I'm going to do one more of these today, because it's short. Meet the composers brought to you by the letter I...
Ibert (Jacques) wrote operas (some of them in collaboration with Honegger), symphonic poems, piano music, film scores, and incidental music for the theatre. This composer on the "lighter side" of fine-art music is mainly remembered, I think, for his concertos for flute and saxophone.

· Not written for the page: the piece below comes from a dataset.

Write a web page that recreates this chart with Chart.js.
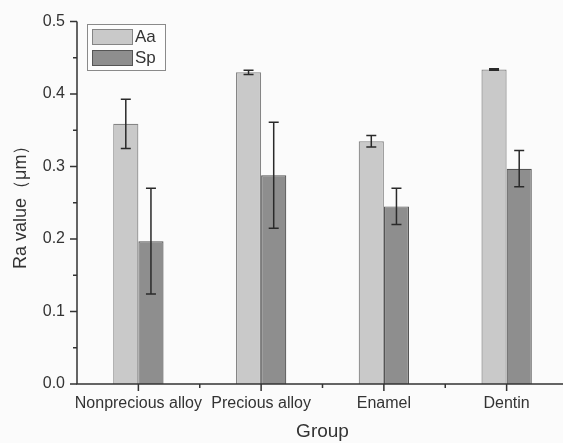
<!DOCTYPE html>
<html>
<head>
<meta charset="utf-8">
<script src="https://cdn.jsdelivr.net/npm/chart.js@4"></script>
<style>
html,body{margin:0;padding:0;background:#fbfbfb;overflow:hidden;}
#wrap{position:relative;width:570px;height:443px;}
</style>
</head>
<body>
<div id="wrap"><canvas id="c" width="570" height="443"></canvas></div>
<script>
const categories = ["Nonprecious alloy", "Precious alloy", "Enamel", "Dentin"];
const seriesNames = ["Aa", "Sp"];
const aaValues = [0.359, 0.430, 0.335, 0.434];
const aaErrors = [0.034, 0.003, 0.008, 0.001];
const spValues = [0.197, 0.288, 0.245, 0.297];
const spErrors = [0.073, 0.073, 0.025, 0.025];
const yTicks = [0.0, 0.1, 0.2, 0.3, 0.4, 0.5];

const axisColor = '#333333';
const fontFam = '"Liberation Sans", Arial, sans-serif';

const errorBarPlugin = {
  id: 'errorBars',
  afterDatasetsDraw(chart) {
    const ctx = chart.ctx;
    const y = chart.scales.y;
    ctx.save();
    ctx.strokeStyle = '#2a2a2a';
    ctx.lineWidth = 1.5;
    chart.data.datasets.forEach((ds, di) => {
      const meta = chart.getDatasetMeta(di);
      meta.data.forEach((bar, i) => {
        const v = ds.data[i], e = ds.errors[i];
        const x = bar.x;
        const yt = y.getPixelForValue(v + e);
        const yb = y.getPixelForValue(v - e);
        ctx.beginPath();
        ctx.moveTo(x, yt); ctx.lineTo(x, yb);
        ctx.moveTo(x - 5, yt); ctx.lineTo(x + 5, yt);
        ctx.moveTo(x - 5, yb); ctx.lineTo(x + 5, yb);
        ctx.stroke();
      });
    });
    ctx.restore();
  }
};

const axesPlugin = {
  id: 'axesTicks',
  afterDraw(chart) {
    const ctx = chart.ctx;
    const ys = chart.scales.y, xs = chart.scales.x;
    const area = chart.chartArea;
    ctx.save();
    ctx.strokeStyle = axisColor;
    ctx.lineWidth = 1.5;
    ctx.beginPath();
    ctx.moveTo(area.left, ys.getPixelForValue(0.5));
    ctx.lineTo(area.left, ys.getPixelForValue(0));
    ctx.lineTo(chart.width, ys.getPixelForValue(0));
    ctx.stroke();
    ctx.beginPath();
    for (let i = 0; i < yTicks.length; i++) {
      const p = ys.getPixelForValue(yTicks[i]);
      ctx.moveTo(area.left - 7, p); ctx.lineTo(area.left, p);
      if (i < yTicks.length - 1) {
        const m = ys.getPixelForValue((yTicks[i] + yTicks[i + 1]) / 2);
        ctx.moveTo(area.left - 4, m); ctx.lineTo(area.left, m);
      }
    }
    const yb = ys.getPixelForValue(0);
    for (let i = 0; i < categories.length; i++) {
      const p = xs.getPixelForValue(i);
      ctx.moveTo(p, yb); ctx.lineTo(p, yb + 7);
      const m = xs.getPixelForValue(i + 0.5);
      ctx.moveTo(m, yb); ctx.lineTo(m, yb + 4);
    }
    ctx.stroke();
    // legend
    const lx = 87, ly = 24, lw = 78, lh = 46;
    ctx.fillStyle = '#fdfdfd';
    ctx.fillRect(lx, ly, lw, lh);
    ctx.strokeStyle = '#8a8a8a';
    ctx.lineWidth = 1;
    ctx.strokeRect(lx + 0.5, ly + 0.5, lw, lh);
    chart.data.datasets.forEach((ds, di) => {
      const sy = ly + 5 + di * 21;
      ctx.fillStyle = ds.backgroundColor;
      ctx.fillRect(lx + 5, sy, 40, 15);
      ctx.strokeStyle = ds.borderColor;
      ctx.strokeRect(lx + 5.5, sy + 0.5, 40, 15);
      ctx.fillStyle = '#333';
      ctx.font = '17px ' + fontFam;
      ctx.textBaseline = 'middle';
      ctx.textAlign = 'left';
      ctx.fillText(ds.label, lx + 48, sy + 8);
    });
    ctx.restore();
  }
};

new Chart(document.getElementById('c'), {
  type: 'bar',
  data: {
    labels: categories,
    datasets: [
      { label: seriesNames[0], data: aaValues, errors: aaErrors,
        backgroundColor: '#c9c9c9', borderColor: '#858585', borderWidth: 1.2 },
      { label: seriesNames[1], data: spValues, errors: spErrors,
        backgroundColor: '#8e8e8e', borderColor: '#555555', borderWidth: 1.2 }
    ]
  },
  options: {
    responsive: false,
    animation: false,
    devicePixelRatio: 1,
    layout: { padding: { top: 21, right: 2, left: 0, bottom: 0 } },
    datasets: { bar: { categoryPercentage: 0.41, barPercentage: 1.0 } },
    plugins: { legend: { display: false }, tooltip: { enabled: false } },
    scales: {
      x: {
        grid: { display: false, drawTicks: false },
        border: { display: false },
        ticks: { color: '#333', padding: 10, font: { size: 16, family: fontFam }, maxRotation: 0, autoSkip: false },
        title: { display: true, text: 'Group', color: '#333', font: { size: 19, family: fontFam }, padding: { top: 2, bottom: 0 } },
        afterFit(s) { s.height = 59; }
      },
      y: {
        min: 0, max: 0.5,
        afterBuildTicks(s) { s.ticks = yTicks.map(v => ({ value: v })); },
        grid: { display: false, drawTicks: false },
        border: { display: false },
        ticks: { color: '#333', padding: 12, font: { size: 16, family: fontFam },
          callback: v => Number(v).toFixed(1) },
        title: { display: true, text: 'Ra value（μm）', color: '#333', font: { size: 18, family: fontFam }, padding: { top: 10, bottom: 0 } },
        afterFit(s) { s.width = 77; }
      }
    }
  },
  plugins: [errorBarPlugin, axesPlugin]
});
</script>
</body>
</html>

Ippolitov-Ivanov (Mikhail) is an extremely minor Russian-Soviet composer, a pupil of Rimsky-Korsakov and a teacher of Glière. His only works still widely performed are excerpts from his suite
Caucasian Sketches (the title refers to a region, not a race) and his completion of Mussorgsky's unfinished opera
The Marriage.
Ireland (John), an Englishman, is considered an "impressionist" composer in the tradition of Debussy and Ravel. He wrote a good deal of songs and sacred music, including a setting of the Communion Service and a beloved tune for the hymn "My song is love unknown." He is chiefly remembered for a song called
The Holy Boy, which he also arranged for cello & piano, organ, and string orchestra; and for
A Dowland Suite, completed after his death.
Isaac (Heinrich) was a 15th- and 16th-century composer, an inferior conterporary of Josquin, best known for his beautiful madrigal
Innsbruck, ich muss dich lassen. Later adapted into the hymn tune
O Welt, ich muss dich lassen (O world, I now must leave thee), it has been used in Lutheran hymnals and the chorale-based works of such composers as Bach, Brahms, and Reger. He also published an enormous collection of liturgical motets called
Choralis Constantinus.
Ives (Charles) made a fortune in the insurance business, which he used to bankroll his own career as a composer (more of a hobby, really). Later, after he mysteriously stopped composing around 1927, he bankrolled the music of other progressive and experimental composers instead. Ives wrote numerous songs, plus such orchestral novelties as
The Unanswered Question,
Central Park in the Dark, two "orchestral sets" (including
Three Places in New England), and four completed symphonies. These are very controversial works - marked by a spirit of curiosity, adventure, and self-taught genius, but also highly dissonant, uncompromisingly erudite, and difficult to perform. One of my favorite music-related quotes comes from Ives: "Sit down and take a good dissonance like a man!"